Karl May
German · 1842 to 1912
Born Karl Friedrich May on February 25, 1842, in Ernstthal, Saxony, the fifth of fourteen children in a poor weaver's family, he went blind in infancy from malnutrition and did not recover his sight until the age of four or five. He trained as a schoolteacher but lost his license after being accused of theft, and his early adulthood dissolved into years of petty crime, fraud, and impersonation that sent him to prison repeatedly. In Waldheim penitentiary he began to read voraciously and to invent stories, and on his release he turned to writing for popular magazines. His great subject became the wider world he had never seen. Winnetou (1893), the saga of a noble Apache chief and his white blood brother Old Shatterhand, made him the best-selling German author of his era, alongside the Orient cycle that begins with Through the Desert (1892).
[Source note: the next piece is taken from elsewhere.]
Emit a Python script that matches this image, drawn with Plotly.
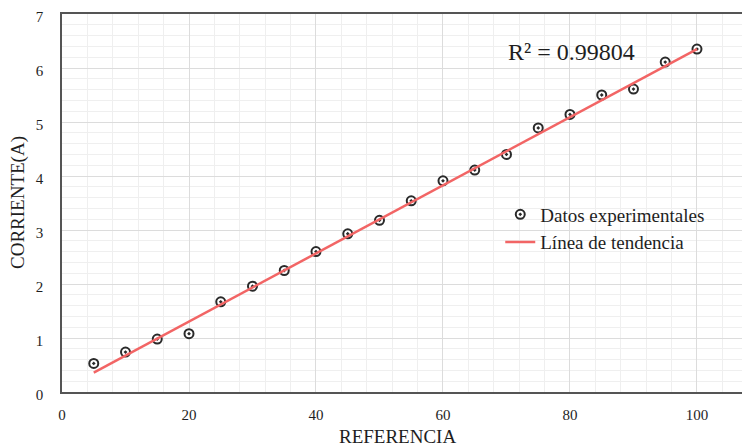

He wrote dozens of volumes set in the American West and the Ottoman East, and for years told readers that he had personally lived the adventures of his narrators, even posing for photographs in buckskin. The deception collapsed into lawsuits and public scandal in his final decade. His books nonetheless sold in the tens of millions and shaped how generations of German children imagined the frontier; admirers later included figures as varied as Albert Einstein and Hermann Hesse. He made his first real journey to North America only in 1908, four years before his death. He died on March 30, 1912, in Radebeul near Dresden, at the age of seventy, days after delivering a final lecture on peace and idealism.